* YOUR OBJECTIVE:
Leave out the pictures and repeat the rest of the material exactly.

━━━━━ GIVEN MATERIAL ━━━━━

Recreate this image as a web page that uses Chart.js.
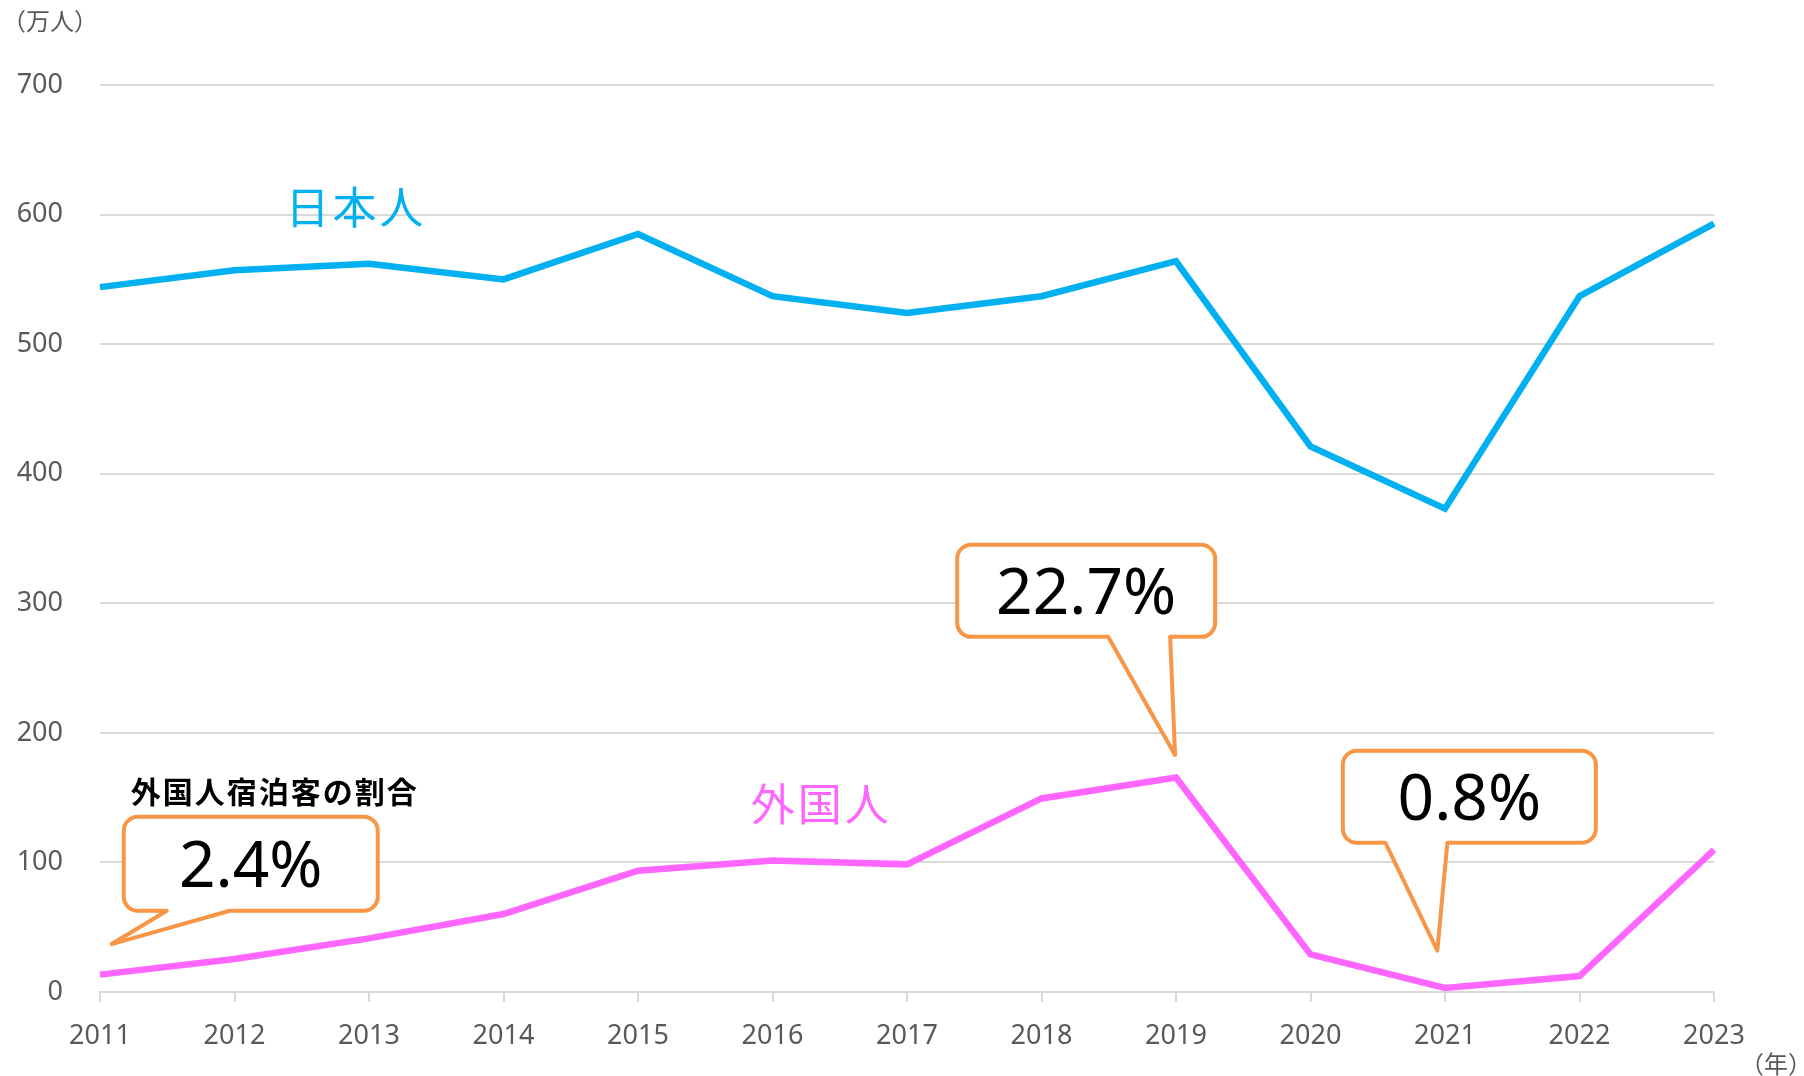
<!DOCTYPE html>
<html lang="ja">
<head>
<meta charset="UTF-8">
<title>宿泊客数の推移</title>
<script src="https://cdn.jsdelivr.net/npm/chart.js@4.4.1/dist/chart.umd.min.js"></script>
<style>
  body { margin: 0; background: #fff; }
  #wrap { width: 1804px; height: 1076px; }
</style>
</head>
<body>
<div id="wrap"><canvas id="stayChart"></canvas></div>
<script>
// DATA (万人)
const years = ["2011", "2012", "2013", "2014", "2015", "2016", "2017", "2018", "2019", "2020", "2021", "2022", "2023"];
const japanese = [544, 557, 562, 550, 585, 537, 524, 537, 564, 421, 373, 537, 593];
const foreign = [13.4, 25.5, 41.4, 60.2, 93.6, 101.4, 98.5, 149.4, 165.5, 29, 3.1, 12.3, 109.6];
const yTicks = [0, 100, 200, 300, 400, 500, 600, 700];
const shareLabels = ["2.4%", "22.7%", "0.8%"];

const BLUE = "#00B0F0";
const PINK = "#FF66FF";
const ORANGE = "#F79646";
const GRID = "#D9D9D9";
const TEXT = "#595959";

// callout boxes: centre and tip in data space (x = year index, y = 万人)
const callouts = [
    { text: shareLabels[0], at: [1.121, 99.0], w: 254, h: 94, tip: [0.087, 37.0], base: [-84, -21] },
    { text: shareLabels[1], at: [7.332, 309.6], w: 258, h: 92, tip: [7.993, 182.9], base: [22, 84] },
    { text: shareLabels[2], at: [10.181, 150.7], w: 253, h: 92, tip: [9.943, 31.9], base: [-84, -22] }
];

const seriesTags = [
    { text: "日本人", at: [1.903, 606], color: BLUE },
    { text: "外国人", at: [5.363, 145], color: PINK }
];

// DRAW CALLOUT (rounded box with a tail on the bottom edge)
function drawCallout(ctx, cx, cy, w, h, tipX, tipY, baseA, baseB, text) {
    const r = 14;
    const left = cx - w / 2, right = cx + w / 2;
    const top = cy - h / 2, bottom = cy + h / 2;

    ctx.beginPath();
    ctx.moveTo(left + r, top);
    ctx.lineTo(right - r, top);
    ctx.arcTo(right, top, right, top + r, r);
    ctx.lineTo(right, bottom - r);
    ctx.arcTo(right, bottom, right - r, bottom, r);
    ctx.lineTo(baseB, bottom);
    ctx.lineTo(tipX, tipY);
    ctx.lineTo(baseA, bottom);
    ctx.lineTo(left + r, bottom);
    ctx.arcTo(left, bottom, left, bottom - r, r);
    ctx.lineTo(left, top + r);
    ctx.arcTo(left, top, left + r, top, r);
    ctx.closePath();

    ctx.fillStyle = "#fff";
    ctx.fill();
    ctx.lineWidth = 4;
    ctx.lineJoin = "round";
    ctx.strokeStyle = ORANGE;
    ctx.stroke();

    ctx.fillStyle = "#000";
    ctx.font = "64px 'Noto Sans'";
    ctx.textAlign = "center";
    ctx.textBaseline = "alphabetic";
    ctx.fillText(text, cx, cy + 23);
}

const annotationPlugin = {
    id: "annotationPlugin",
    afterDraw(chart) {
        const ctx = chart.ctx;
        const xs = chart.scales.x;
        const ys = chart.scales.y;

        ctx.save();

        // unit labels
        ctx.fillStyle = TEXT;
        ctx.font = "24px 'Noto Sans CJK JP'";
        ctx.textAlign = "left";
        ctx.textBaseline = "middle";
        ctx.fillText("（万人）", 2, 21);
        ctx.fillText("（年）", 1740, 1064);

        // series names
        ctx.textAlign = "center";
        ctx.letterSpacing = "3px";
        ctx.font = "44px 'Noto Sans CJK JP'";
        seriesTags.forEach(t => {
            ctx.fillStyle = t.color;
            ctx.fillText(t.text, xs.getPixelForValue(t.at[0]), ys.getPixelForValue(t.at[1]));
        });

        // caption above the first callout
        ctx.letterSpacing = "2px";
        ctx.fillStyle = "#000";
        ctx.font = "bold 30px 'Noto Sans CJK JP'";
        ctx.fillText("外国人宿泊客の割合", xs.getPixelForValue(1.30), ys.getPixelForValue(155));
        ctx.letterSpacing = "0px";

        // share callouts
        callouts.forEach(c => {
            const cx = xs.getPixelForValue(c.at[0]);
            const cy = ys.getPixelForValue(c.at[1]);
            drawCallout(ctx, cx, cy, c.w, c.h,
                xs.getPixelForValue(c.tip[0]), ys.getPixelForValue(c.tip[1]),
                cx + c.base[0], cx + c.base[1], c.text);
        });

        ctx.restore();
    }
};

const tickFont = { family: "'Noto Sans', sans-serif", size: 27 };

new Chart(document.getElementById("stayChart"), {
    type: "line",
    data: {
        labels: years,
        datasets: [
            {
                label: "日本人",
                data: japanese,
                borderColor: BLUE,
                borderWidth: 6.5,
                pointRadius: 0,
                tension: 0
            },
            {
                label: "外国人",
                data: foreign,
                borderColor: PINK,
                borderWidth: 6.5,
                pointRadius: 0,
                tension: 0
            }
        ]
    },
    options: {
        responsive: true,
        maintainAspectRatio: false,
        animation: false,
        layout: {
            padding: { top: 85, right: 90, left: 0, bottom: 0 }
        },
        plugins: {
            legend: { display: false },
            tooltip: { enabled: false }
        },
        scales: {
            x: {
                offset: false,
                grid: {
                    display: true,
                    drawOnChartArea: false,
                    drawTicks: true,
                    tickLength: 10,
                    color: GRID,
                    lineWidth: 2
                },
                border: { display: true, color: GRID, width: 2 },
                ticks: {
                    color: TEXT,
                    font: tickFont,
                    padding: 18,
                    maxRotation: 0,
                    autoSkip: false
                },
                afterFit(scale) { scale.height = 84; }
            },
            y: {
                min: 0,
                max: 700,
                grid: {
                    color: GRID,
                    lineWidth: 2,
                    drawTicks: false
                },
                border: { display: false },
                ticks: {
                    stepSize: 100,
                    color: TEXT,
                    font: tickFont,
                    padding: 37,
                    callback: v => yTicks.includes(v) ? String(v) : ""
                },
                afterFit(scale) { scale.width = 100; }
            }
        }
    },
    plugins: [annotationPlugin]
});
</script>
</body>
</html>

━━━━━

* FULL SOLUTION:
Recreate this image as a web page that uses Chart.js.
<!DOCTYPE html>
<html lang="ja">
<head>
<meta charset="UTF-8">
<title>宿泊客数の推移</title>
<script src="https://cdn.jsdelivr.net/npm/chart.js@4.4.1/dist/chart.umd.min.js"></script>
<style>
  body { margin: 0; background: #fff; }
  #wrap { width: 1804px; height: 1076px; }
</style>
</head>
<body>
<div id="wrap"><canvas id="stayChart"></canvas></div>
<script>
// DATA (万人)
const years = ["2011", "2012", "2013", "2014", "2015", "2016", "2017", "2018", "2019", "2020", "2021", "2022", "2023"];
const japanese = [544, 557, 562, 550, 585, 537, 524, 537, 564, 421, 373, 537, 593];
const foreign = [13.4, 25.5, 41.4, 60.2, 93.6, 101.4, 98.5, 149.4, 165.5, 29, 3.1, 12.3, 109.6];
const yTicks = [0, 100, 200, 300, 400, 500, 600, 700];
const shareLabels = ["2.4%", "22.7%", "0.8%"];

const BLUE = "#00B0F0";
const PINK = "#FF66FF";
const ORANGE = "#F79646";
const GRID = "#D9D9D9";
const TEXT = "#595959";

// callout boxes: centre and tip in data space (x = year index, y = 万人)
const callouts = [
    { text: shareLabels[0], at: [1.121, 99.0], w: 254, h: 94, tip: [0.087, 37.0], base: [-84, -21] },
    { text: shareLabels[1], at: [7.332, 309.6], w: 258, h: 92, tip: [7.993, 182.9], base: [22, 84] },
    { text: shareLabels[2], at: [10.181, 150.7], w: 253, h: 92, tip: [9.943, 31.9], base: [-84, -22] }
];

const seriesTags = [
    { text: "日本人", at: [1.903, 606], color: BLUE },
    { text: "外国人", at: [5.363, 145], color: PINK }
];

// DRAW CALLOUT (rounded box with a tail on the bottom edge)
function drawCallout(ctx, cx, cy, w, h, tipX, tipY, baseA, baseB, text) {
    const r = 14;
    const left = cx - w / 2, right = cx + w / 2;
    const top = cy - h / 2, bottom = cy + h / 2;

    ctx.beginPath();
    ctx.moveTo(left + r, top);
    ctx.lineTo(right - r, top);
    ctx.arcTo(right, top, right, top + r, r);
    ctx.lineTo(right, bottom - r);
    ctx.arcTo(right, bottom, right - r, bottom, r);
    ctx.lineTo(baseB, bottom);
    ctx.lineTo(tipX, tipY);
    ctx.lineTo(baseA, bottom);
    ctx.lineTo(left + r, bottom);
    ctx.arcTo(left, bottom, left, bottom - r, r);
    ctx.lineTo(left, top + r);
    ctx.arcTo(left, top, left + r, top, r);
    ctx.closePath();

    ctx.fillStyle = "#fff";
    ctx.fill();
    ctx.lineWidth = 4;
    ctx.lineJoin = "round";
    ctx.strokeStyle = ORANGE;
    ctx.stroke();

    ctx.fillStyle = "#000";
    ctx.font = "64px 'Noto Sans'";
    ctx.textAlign = "center";
    ctx.textBaseline = "alphabetic";
    ctx.fillText(text, cx, cy + 23);
}

const annotationPlugin = {
    id: "annotationPlugin",
    afterDraw(chart) {
        const ctx = chart.ctx;
        const xs = chart.scales.x;
        const ys = chart.scales.y;

        ctx.save();

        // unit labels
        ctx.fillStyle = TEXT;
        ctx.font = "24px 'Noto Sans CJK JP'";
        ctx.textAlign = "left";
        ctx.textBaseline = "middle";
        ctx.fillText("（万人）", 2, 21);
        ctx.fillText("（年）", 1740, 1064);

        // series names
        ctx.textAlign = "center";
        ctx.letterSpacing = "3px";
        ctx.font = "44px 'Noto Sans CJK JP'";
        seriesTags.forEach(t => {
            ctx.fillStyle = t.color;
            ctx.fillText(t.text, xs.getPixelForValue(t.at[0]), ys.getPixelForValue(t.at[1]));
        });

        // caption above the first callout
        ctx.letterSpacing = "2px";
        ctx.fillStyle = "#000";
        ctx.font = "bold 30px 'Noto Sans CJK JP'";
        ctx.fillText("外国人宿泊客の割合", xs.getPixelForValue(1.30), ys.getPixelForValue(155));
        ctx.letterSpacing = "0px";

        // share callouts
        callouts.forEach(c => {
            const cx = xs.getPixelForValue(c.at[0]);
            const cy = ys.getPixelForValue(c.at[1]);
            drawCallout(ctx, cx, cy, c.w, c.h,
                xs.getPixelForValue(c.tip[0]), ys.getPixelForValue(c.tip[1]),
                cx + c.base[0], cx + c.base[1], c.text);
        });

        ctx.restore();
    }
};

const tickFont = { family: "'Noto Sans', sans-serif", size: 27 };

new Chart(document.getElementById("stayChart"), {
    type: "line",
    data: {
        labels: years,
        datasets: [
            {
                label: "日本人",
                data: japanese,
                borderColor: BLUE,
                borderWidth: 6.5,
                pointRadius: 0,
                tension: 0
            },
            {
                label: "外国人",
                data: foreign,
                borderColor: PINK,
                borderWidth: 6.5,
                pointRadius: 0,
                tension: 0
            }
        ]
    },
    options: {
        responsive: true,
        maintainAspectRatio: false,
        animation: false,
        layout: {
            padding: { top: 85, right: 90, left: 0, bottom: 0 }
        },
        plugins: {
            legend: { display: false },
            tooltip: { enabled: false }
        },
        scales: {
            x: {
                offset: false,
                grid: {
                    display: true,
                    drawOnChartArea: false,
                    drawTicks: true,
                    tickLength: 10,
                    color: GRID,
                    lineWidth: 2
                },
                border: { display: true, color: GRID, width: 2 },
                ticks: {
                    color: TEXT,
                    font: tickFont,
                    padding: 18,
                    maxRotation: 0,
                    autoSkip: false
                },
                afterFit(scale) { scale.height = 84; }
            },
            y: {
                min: 0,
                max: 700,
                grid: {
                    color: GRID,
                    lineWidth: 2,
                    drawTicks: false
                },
                border: { display: false },
                ticks: {
                    stepSize: 100,
                    color: TEXT,
                    font: tickFont,
                    padding: 37,
                    callback: v => yTicks.includes(v) ? String(v) : ""
                },
                afterFit(scale) { scale.width = 100; }
            }
        }
    },
    plugins: [annotationPlugin]
});
</script>
</body>
</html>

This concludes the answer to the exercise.